Stored records:
══════
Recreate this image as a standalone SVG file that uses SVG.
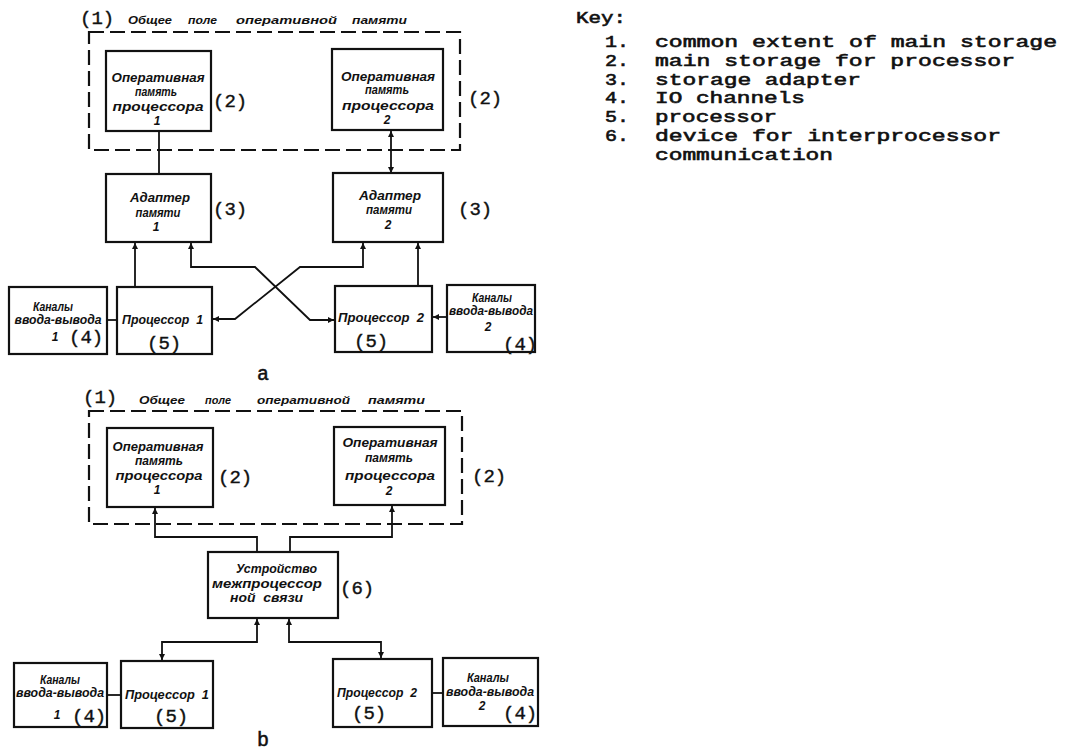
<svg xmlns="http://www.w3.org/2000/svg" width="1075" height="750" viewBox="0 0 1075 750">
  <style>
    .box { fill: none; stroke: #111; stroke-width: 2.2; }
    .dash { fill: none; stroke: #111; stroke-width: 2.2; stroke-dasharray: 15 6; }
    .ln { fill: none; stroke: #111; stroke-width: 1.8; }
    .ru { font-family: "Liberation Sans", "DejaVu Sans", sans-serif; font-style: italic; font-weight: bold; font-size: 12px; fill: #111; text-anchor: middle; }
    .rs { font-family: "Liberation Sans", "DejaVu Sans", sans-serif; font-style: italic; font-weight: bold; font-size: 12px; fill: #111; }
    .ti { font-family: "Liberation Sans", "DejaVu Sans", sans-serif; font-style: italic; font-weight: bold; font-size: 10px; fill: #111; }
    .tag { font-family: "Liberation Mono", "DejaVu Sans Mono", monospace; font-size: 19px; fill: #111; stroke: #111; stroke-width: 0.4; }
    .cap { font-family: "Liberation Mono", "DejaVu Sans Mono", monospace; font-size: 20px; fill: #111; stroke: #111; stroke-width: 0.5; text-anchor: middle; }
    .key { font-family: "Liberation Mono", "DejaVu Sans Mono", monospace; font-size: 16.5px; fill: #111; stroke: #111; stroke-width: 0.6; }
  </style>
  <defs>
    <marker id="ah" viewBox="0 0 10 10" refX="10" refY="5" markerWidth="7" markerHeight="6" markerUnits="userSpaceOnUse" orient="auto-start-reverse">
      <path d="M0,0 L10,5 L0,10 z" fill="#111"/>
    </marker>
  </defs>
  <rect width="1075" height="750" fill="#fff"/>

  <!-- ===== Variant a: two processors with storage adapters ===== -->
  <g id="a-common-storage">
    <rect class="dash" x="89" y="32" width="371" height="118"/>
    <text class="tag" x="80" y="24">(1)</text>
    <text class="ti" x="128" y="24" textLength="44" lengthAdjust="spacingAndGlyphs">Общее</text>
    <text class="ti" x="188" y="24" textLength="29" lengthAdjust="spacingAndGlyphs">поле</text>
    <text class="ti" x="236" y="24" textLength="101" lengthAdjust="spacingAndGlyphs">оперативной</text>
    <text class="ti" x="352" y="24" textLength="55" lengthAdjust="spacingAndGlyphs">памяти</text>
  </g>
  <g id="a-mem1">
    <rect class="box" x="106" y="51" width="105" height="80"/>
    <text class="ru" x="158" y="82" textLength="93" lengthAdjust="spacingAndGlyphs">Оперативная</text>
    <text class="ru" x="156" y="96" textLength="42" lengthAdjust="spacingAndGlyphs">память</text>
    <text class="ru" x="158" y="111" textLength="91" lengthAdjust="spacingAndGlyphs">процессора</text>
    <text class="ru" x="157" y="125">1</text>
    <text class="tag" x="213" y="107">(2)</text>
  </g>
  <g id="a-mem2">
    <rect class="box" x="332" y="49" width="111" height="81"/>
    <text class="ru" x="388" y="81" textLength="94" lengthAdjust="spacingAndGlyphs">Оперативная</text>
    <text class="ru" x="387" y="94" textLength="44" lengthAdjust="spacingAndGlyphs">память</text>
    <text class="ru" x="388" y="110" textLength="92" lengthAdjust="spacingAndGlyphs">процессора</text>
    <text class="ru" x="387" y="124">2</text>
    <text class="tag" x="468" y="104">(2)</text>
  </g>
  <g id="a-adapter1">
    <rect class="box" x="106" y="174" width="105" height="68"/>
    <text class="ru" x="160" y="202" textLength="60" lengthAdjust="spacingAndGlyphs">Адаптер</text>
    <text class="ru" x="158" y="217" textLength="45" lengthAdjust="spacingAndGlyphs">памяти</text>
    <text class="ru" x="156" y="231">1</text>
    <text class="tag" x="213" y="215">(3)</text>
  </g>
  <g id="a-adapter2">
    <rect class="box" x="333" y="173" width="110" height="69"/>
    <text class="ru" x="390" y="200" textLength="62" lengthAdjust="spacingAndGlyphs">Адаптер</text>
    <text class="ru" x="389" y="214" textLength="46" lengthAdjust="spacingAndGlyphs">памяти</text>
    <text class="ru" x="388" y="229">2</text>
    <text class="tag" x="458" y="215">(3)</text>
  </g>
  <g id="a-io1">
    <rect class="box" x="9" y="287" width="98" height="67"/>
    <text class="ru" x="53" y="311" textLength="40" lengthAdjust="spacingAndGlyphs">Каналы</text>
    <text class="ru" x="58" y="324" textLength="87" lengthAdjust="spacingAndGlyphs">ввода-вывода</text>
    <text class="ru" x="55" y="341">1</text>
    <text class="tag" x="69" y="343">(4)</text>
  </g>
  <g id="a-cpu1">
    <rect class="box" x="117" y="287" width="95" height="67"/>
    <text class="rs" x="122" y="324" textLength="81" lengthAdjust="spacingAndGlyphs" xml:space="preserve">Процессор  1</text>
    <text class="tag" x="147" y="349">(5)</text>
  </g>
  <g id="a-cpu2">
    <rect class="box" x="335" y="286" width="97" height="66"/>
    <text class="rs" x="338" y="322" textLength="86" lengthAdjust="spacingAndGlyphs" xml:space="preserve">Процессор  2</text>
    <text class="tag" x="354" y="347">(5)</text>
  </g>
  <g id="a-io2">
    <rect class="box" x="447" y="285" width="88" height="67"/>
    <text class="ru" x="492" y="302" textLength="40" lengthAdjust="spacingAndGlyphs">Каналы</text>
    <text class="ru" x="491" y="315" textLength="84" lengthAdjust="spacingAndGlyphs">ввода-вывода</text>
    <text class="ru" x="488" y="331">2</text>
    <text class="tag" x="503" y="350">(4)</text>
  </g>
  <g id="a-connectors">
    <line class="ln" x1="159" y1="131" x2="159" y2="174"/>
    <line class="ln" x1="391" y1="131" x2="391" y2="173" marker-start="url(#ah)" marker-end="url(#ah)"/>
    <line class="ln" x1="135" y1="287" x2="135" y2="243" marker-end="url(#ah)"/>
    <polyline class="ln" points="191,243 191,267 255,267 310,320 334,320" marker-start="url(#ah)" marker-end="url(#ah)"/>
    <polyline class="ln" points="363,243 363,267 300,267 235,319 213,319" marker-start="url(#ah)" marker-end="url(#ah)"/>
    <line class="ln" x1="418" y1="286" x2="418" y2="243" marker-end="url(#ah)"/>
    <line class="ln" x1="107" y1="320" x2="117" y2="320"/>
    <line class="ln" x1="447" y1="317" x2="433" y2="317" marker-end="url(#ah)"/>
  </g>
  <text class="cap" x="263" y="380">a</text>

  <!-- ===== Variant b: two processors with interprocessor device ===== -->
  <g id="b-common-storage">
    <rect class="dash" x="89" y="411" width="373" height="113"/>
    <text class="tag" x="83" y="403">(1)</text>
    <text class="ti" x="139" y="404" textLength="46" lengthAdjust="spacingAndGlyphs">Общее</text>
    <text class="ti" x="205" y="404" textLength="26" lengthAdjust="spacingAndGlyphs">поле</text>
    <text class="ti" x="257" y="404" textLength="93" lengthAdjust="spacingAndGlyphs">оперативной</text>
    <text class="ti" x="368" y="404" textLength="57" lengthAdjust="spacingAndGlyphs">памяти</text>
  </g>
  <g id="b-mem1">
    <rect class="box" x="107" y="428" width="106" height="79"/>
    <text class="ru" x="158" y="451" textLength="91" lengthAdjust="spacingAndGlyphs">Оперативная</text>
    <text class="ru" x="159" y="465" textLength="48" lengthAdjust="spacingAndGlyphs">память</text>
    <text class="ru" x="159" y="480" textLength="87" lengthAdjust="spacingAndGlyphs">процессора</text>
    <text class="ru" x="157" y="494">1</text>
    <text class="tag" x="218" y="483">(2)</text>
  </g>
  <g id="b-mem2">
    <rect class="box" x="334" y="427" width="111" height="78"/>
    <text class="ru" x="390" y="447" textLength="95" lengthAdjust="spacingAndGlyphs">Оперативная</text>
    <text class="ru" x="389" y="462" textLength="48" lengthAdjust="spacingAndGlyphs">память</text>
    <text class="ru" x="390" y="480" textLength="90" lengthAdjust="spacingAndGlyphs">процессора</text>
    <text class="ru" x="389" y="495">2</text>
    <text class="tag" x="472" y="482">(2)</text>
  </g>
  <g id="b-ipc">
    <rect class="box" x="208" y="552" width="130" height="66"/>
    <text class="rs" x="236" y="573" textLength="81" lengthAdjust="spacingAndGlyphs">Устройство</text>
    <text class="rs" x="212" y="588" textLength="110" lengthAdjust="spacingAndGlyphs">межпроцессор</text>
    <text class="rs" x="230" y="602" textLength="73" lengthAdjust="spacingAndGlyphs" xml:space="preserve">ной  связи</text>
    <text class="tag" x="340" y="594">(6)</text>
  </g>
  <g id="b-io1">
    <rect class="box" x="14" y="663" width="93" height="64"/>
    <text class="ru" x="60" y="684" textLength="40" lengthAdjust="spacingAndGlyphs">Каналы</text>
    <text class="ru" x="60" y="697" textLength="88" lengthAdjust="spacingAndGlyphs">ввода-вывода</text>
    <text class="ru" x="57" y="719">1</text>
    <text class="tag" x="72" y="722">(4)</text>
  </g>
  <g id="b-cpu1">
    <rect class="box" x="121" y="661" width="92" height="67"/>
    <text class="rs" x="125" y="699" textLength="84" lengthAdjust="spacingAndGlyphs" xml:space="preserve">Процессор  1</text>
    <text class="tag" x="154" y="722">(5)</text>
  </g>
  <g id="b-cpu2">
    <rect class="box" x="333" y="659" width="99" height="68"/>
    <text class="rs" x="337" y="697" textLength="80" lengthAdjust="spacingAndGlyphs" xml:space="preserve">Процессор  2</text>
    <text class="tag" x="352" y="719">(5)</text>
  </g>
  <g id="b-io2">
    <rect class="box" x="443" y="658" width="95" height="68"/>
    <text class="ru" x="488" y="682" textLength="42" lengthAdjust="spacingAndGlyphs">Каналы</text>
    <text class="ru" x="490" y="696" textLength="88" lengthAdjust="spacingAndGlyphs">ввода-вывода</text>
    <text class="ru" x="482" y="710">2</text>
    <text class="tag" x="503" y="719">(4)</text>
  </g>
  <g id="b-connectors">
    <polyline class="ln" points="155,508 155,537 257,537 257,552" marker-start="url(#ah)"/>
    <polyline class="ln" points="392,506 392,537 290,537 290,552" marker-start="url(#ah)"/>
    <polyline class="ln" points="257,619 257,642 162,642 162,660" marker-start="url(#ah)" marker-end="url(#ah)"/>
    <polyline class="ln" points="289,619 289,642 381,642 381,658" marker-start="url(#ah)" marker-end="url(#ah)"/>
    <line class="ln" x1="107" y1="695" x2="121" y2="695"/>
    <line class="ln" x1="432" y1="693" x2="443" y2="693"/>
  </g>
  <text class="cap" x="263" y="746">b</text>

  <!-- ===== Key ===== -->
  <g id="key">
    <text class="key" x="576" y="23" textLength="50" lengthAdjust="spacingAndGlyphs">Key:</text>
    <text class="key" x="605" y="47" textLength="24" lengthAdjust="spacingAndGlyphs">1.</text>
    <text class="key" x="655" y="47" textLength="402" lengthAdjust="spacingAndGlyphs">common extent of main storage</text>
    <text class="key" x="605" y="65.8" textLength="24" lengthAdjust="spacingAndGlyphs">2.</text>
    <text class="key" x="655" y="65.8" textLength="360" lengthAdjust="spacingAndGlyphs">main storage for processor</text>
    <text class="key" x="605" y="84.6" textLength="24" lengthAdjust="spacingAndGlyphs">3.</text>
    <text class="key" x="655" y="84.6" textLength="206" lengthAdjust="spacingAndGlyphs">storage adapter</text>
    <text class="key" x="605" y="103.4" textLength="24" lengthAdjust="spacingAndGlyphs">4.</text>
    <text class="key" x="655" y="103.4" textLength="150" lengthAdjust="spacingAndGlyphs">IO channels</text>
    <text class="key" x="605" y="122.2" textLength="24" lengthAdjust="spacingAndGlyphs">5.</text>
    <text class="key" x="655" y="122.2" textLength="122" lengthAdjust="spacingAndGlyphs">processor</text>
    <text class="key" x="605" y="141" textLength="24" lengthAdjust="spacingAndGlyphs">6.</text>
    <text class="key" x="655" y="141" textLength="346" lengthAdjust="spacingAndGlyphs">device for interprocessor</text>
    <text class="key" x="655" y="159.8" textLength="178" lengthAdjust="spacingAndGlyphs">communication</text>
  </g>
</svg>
══════
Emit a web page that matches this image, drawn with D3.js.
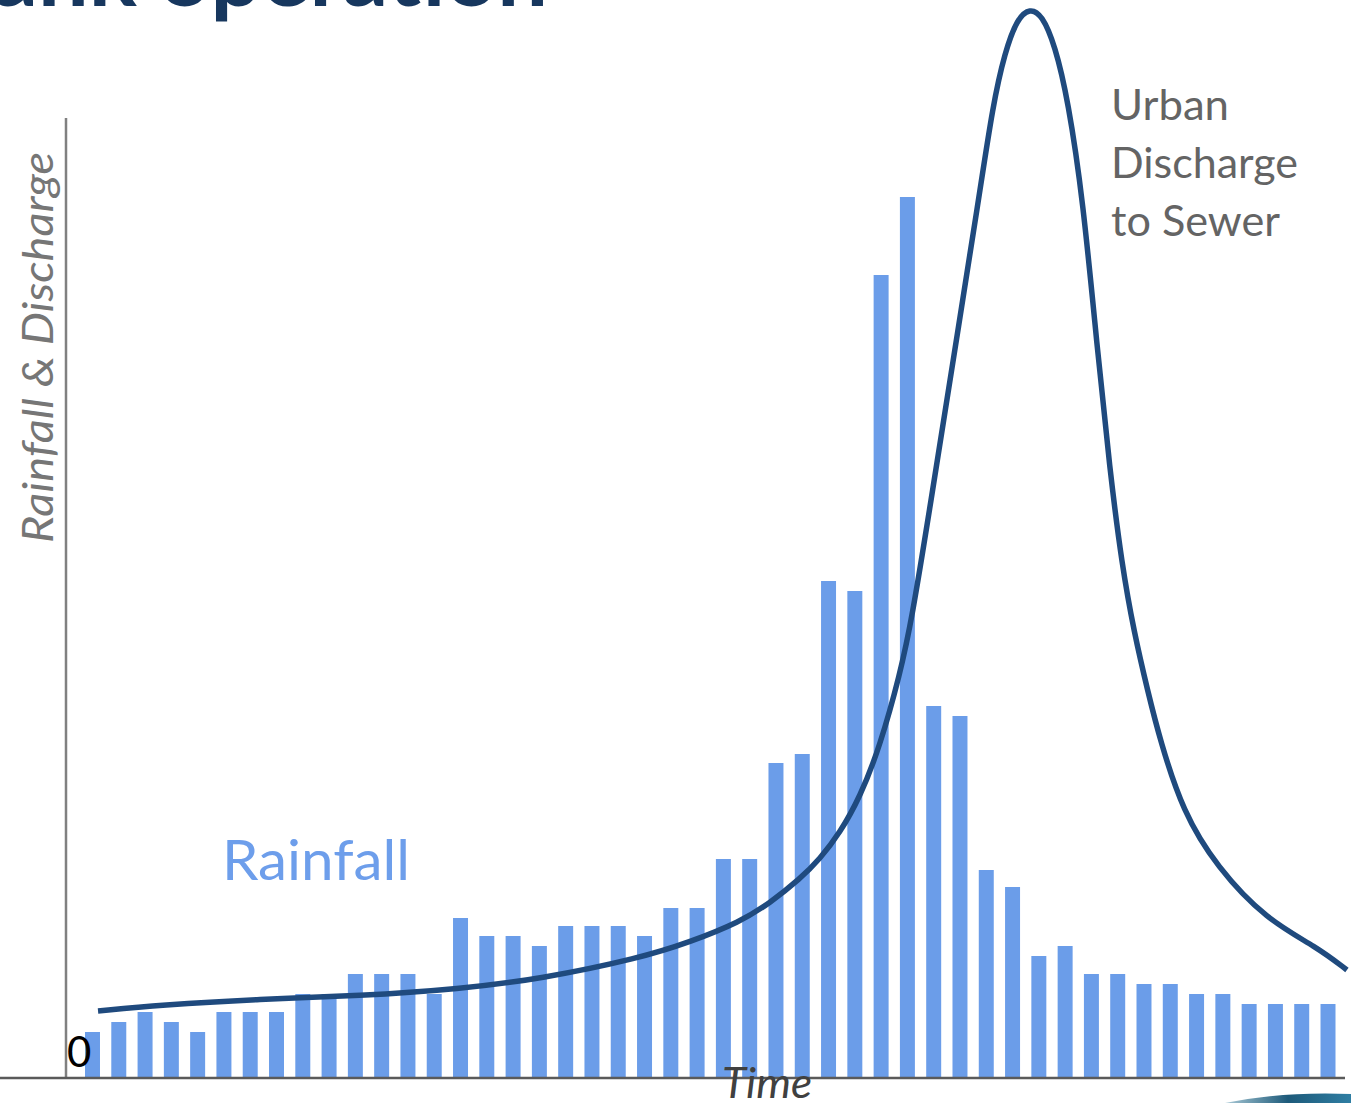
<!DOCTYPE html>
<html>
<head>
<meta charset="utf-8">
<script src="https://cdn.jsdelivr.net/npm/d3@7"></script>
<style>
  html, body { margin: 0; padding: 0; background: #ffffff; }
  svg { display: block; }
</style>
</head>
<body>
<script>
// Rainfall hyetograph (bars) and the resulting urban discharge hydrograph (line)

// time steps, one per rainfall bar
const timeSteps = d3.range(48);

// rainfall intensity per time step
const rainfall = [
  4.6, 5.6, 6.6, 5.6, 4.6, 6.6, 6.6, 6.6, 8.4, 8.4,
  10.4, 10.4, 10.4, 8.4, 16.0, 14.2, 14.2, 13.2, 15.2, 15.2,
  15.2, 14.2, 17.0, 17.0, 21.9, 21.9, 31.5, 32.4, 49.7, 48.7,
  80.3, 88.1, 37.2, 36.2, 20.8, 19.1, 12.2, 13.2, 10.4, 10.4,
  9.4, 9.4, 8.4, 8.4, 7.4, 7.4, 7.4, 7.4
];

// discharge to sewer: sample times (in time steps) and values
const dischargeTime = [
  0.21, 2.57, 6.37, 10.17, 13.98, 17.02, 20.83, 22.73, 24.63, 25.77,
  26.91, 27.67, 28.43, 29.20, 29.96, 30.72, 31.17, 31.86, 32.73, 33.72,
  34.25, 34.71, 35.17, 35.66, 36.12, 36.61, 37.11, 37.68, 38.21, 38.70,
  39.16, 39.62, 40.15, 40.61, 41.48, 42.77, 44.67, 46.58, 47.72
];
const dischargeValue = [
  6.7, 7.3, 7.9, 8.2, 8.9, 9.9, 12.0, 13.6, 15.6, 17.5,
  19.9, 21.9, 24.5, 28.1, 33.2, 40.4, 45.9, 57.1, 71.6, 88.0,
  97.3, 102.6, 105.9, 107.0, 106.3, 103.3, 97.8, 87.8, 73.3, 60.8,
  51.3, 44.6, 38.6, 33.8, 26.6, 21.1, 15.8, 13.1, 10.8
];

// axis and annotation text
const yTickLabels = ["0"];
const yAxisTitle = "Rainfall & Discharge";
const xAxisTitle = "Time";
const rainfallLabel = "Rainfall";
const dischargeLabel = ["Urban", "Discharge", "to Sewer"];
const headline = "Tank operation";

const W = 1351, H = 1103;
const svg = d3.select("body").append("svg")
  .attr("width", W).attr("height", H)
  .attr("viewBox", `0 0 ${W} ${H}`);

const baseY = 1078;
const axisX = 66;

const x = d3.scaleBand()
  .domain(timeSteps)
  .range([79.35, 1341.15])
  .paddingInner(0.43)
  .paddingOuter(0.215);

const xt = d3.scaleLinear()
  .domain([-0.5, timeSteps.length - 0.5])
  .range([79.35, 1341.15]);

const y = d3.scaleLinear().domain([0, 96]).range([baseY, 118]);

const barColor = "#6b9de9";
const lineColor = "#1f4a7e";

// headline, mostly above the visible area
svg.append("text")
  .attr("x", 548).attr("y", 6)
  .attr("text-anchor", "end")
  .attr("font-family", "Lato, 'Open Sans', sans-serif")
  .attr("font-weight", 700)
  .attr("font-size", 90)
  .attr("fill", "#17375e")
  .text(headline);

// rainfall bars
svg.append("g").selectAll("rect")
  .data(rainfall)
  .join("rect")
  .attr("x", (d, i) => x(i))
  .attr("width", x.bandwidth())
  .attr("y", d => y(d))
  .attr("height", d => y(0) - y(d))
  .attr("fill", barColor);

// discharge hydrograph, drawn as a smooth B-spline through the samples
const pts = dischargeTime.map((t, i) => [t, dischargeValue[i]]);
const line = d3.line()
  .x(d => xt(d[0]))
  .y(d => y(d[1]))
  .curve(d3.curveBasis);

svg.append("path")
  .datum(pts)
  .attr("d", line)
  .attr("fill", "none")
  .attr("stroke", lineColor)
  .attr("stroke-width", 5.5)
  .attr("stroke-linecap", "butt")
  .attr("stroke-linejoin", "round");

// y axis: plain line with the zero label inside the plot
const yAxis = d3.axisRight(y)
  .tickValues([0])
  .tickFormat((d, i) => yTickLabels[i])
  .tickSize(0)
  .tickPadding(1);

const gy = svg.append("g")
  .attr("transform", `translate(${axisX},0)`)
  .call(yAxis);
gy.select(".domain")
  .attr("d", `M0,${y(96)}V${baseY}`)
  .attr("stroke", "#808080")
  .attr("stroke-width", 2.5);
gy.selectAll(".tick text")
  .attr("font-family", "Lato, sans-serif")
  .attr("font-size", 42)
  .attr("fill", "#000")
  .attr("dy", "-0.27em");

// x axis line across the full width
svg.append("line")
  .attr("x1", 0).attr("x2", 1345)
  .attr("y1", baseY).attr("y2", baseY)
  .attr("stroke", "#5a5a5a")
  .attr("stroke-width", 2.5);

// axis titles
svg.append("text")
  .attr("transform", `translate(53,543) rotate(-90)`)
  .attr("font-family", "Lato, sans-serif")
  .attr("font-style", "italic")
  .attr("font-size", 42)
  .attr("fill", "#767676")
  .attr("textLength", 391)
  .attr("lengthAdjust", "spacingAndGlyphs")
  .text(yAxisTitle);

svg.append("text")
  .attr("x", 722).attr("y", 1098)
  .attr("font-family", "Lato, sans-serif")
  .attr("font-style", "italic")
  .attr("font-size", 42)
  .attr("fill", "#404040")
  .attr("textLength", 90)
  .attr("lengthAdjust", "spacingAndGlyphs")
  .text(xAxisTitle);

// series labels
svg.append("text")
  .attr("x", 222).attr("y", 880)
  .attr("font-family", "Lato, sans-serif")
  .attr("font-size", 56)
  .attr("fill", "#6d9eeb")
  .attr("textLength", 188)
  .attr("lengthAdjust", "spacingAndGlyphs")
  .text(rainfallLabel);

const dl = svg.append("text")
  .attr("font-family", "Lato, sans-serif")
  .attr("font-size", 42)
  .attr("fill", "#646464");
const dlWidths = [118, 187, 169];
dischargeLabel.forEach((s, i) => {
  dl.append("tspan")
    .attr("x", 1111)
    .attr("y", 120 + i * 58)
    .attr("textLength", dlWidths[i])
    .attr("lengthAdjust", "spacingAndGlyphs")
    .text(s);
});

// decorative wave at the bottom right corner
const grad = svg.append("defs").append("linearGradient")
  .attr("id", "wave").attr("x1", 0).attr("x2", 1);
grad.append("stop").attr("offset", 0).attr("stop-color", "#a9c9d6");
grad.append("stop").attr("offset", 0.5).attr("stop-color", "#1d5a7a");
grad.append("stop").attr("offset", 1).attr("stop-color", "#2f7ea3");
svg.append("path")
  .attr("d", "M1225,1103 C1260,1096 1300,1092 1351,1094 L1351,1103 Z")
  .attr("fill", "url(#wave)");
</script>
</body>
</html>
══════
Required task:
Search the listing for the string "image". Copy each line where it turns up.

Answer to the problem:
Recreate this image as a standalone SVG file that uses SVG.
Emit a web page that matches this image, drawn with D3.js.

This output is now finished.